▶ **Short exercise**:
Restate the span of lines that starts with the line containing "Recreate this image" and ends with the line containing "const hours = d3.range(1, 25);", word for word, including both, with nothing else.
-- Start of Data supplied --
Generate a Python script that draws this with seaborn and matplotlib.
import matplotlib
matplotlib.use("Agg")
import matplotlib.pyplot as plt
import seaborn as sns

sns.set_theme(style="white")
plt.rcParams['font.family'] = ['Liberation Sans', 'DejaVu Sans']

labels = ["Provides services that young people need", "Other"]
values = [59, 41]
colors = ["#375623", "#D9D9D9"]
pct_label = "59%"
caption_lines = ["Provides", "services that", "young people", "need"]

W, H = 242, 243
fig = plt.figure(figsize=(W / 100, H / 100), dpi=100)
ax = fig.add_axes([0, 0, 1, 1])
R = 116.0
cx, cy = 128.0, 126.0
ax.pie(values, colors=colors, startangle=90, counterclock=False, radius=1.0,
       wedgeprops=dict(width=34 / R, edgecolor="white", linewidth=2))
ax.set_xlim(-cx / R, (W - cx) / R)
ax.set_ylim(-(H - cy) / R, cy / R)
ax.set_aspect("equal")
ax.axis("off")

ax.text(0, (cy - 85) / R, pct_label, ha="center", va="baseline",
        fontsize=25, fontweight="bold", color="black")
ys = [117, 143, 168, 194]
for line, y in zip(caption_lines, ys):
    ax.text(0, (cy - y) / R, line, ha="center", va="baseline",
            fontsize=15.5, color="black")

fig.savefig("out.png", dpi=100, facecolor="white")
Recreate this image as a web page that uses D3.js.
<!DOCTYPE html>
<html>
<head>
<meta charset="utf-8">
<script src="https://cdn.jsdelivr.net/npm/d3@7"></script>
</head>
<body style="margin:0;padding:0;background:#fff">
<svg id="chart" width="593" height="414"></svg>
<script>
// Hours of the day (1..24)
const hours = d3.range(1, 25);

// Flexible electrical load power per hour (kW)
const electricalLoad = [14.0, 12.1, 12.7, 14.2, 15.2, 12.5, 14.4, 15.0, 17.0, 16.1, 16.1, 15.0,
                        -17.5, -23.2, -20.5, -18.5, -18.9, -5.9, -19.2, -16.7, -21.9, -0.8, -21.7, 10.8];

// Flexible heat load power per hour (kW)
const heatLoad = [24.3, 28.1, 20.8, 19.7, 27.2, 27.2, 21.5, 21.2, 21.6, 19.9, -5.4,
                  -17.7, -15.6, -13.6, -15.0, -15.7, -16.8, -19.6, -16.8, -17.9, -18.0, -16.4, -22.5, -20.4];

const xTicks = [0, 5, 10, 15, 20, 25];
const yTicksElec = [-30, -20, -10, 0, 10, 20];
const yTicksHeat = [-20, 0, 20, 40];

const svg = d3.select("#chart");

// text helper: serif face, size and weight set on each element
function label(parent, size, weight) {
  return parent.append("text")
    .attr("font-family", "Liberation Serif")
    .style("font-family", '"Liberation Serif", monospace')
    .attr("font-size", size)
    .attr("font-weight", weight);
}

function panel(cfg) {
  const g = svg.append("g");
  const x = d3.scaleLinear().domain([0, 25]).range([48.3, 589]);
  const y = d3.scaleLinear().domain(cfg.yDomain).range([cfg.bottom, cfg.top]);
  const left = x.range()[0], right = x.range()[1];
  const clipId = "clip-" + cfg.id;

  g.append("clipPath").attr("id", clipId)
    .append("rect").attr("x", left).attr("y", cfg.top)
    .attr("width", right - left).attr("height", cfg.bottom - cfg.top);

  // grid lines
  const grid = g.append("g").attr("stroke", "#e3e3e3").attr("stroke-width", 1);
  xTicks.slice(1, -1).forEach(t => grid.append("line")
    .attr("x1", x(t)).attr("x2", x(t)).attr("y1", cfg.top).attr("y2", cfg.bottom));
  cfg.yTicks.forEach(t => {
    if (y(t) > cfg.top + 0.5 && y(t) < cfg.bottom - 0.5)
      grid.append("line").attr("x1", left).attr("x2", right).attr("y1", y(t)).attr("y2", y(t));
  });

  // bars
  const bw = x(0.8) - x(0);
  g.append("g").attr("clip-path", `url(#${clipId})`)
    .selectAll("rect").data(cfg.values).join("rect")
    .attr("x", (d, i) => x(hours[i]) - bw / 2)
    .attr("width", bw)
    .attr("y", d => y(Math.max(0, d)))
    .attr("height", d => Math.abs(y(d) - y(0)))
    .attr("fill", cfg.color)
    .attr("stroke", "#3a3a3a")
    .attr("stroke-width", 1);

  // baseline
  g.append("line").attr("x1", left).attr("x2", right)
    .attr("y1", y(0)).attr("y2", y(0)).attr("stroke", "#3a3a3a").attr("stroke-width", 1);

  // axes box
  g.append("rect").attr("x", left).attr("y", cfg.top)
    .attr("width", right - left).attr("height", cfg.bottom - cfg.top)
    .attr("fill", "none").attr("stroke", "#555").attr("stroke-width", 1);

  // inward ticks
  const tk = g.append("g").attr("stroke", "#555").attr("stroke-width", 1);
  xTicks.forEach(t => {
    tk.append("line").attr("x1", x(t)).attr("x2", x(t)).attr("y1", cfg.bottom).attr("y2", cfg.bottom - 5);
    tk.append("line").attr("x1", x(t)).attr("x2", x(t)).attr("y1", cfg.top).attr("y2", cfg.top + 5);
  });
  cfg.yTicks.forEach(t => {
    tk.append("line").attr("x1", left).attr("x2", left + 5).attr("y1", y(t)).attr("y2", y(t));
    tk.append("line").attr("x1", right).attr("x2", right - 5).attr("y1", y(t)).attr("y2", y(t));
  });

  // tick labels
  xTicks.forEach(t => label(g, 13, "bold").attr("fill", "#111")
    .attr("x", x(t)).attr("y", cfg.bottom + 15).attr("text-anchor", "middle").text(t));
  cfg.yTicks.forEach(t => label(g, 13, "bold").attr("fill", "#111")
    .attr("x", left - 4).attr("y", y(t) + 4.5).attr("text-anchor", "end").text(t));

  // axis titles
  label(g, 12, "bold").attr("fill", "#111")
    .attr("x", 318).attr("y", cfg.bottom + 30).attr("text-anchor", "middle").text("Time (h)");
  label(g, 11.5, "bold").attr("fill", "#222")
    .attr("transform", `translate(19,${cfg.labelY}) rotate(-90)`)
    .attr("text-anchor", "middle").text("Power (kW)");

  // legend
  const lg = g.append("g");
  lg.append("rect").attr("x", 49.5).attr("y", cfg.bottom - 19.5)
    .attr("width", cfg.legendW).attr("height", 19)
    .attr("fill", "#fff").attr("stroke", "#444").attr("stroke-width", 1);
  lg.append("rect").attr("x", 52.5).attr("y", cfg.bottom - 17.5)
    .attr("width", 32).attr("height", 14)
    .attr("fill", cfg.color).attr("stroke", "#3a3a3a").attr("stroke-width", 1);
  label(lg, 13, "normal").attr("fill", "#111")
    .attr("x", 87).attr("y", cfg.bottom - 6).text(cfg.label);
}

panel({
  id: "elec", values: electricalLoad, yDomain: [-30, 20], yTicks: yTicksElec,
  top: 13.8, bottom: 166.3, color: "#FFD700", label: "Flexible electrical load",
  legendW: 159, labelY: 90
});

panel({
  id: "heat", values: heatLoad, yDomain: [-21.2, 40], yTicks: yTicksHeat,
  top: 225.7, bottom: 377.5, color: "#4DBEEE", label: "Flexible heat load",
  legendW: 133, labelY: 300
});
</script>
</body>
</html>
-- End of Data supplied --
▶ **Worked solution**:
Recreate this image as a web page that uses D3.js.
<!DOCTYPE html>
<html>
<head>
<meta charset="utf-8">
<script src="https://cdn.jsdelivr.net/npm/d3@7"></script>
</head>
<body style="margin:0;padding:0;background:#fff">
<svg id="chart" width="593" height="414"></svg>
<script>
// Hours of the day (1..24)
const hours = d3.range(1, 25);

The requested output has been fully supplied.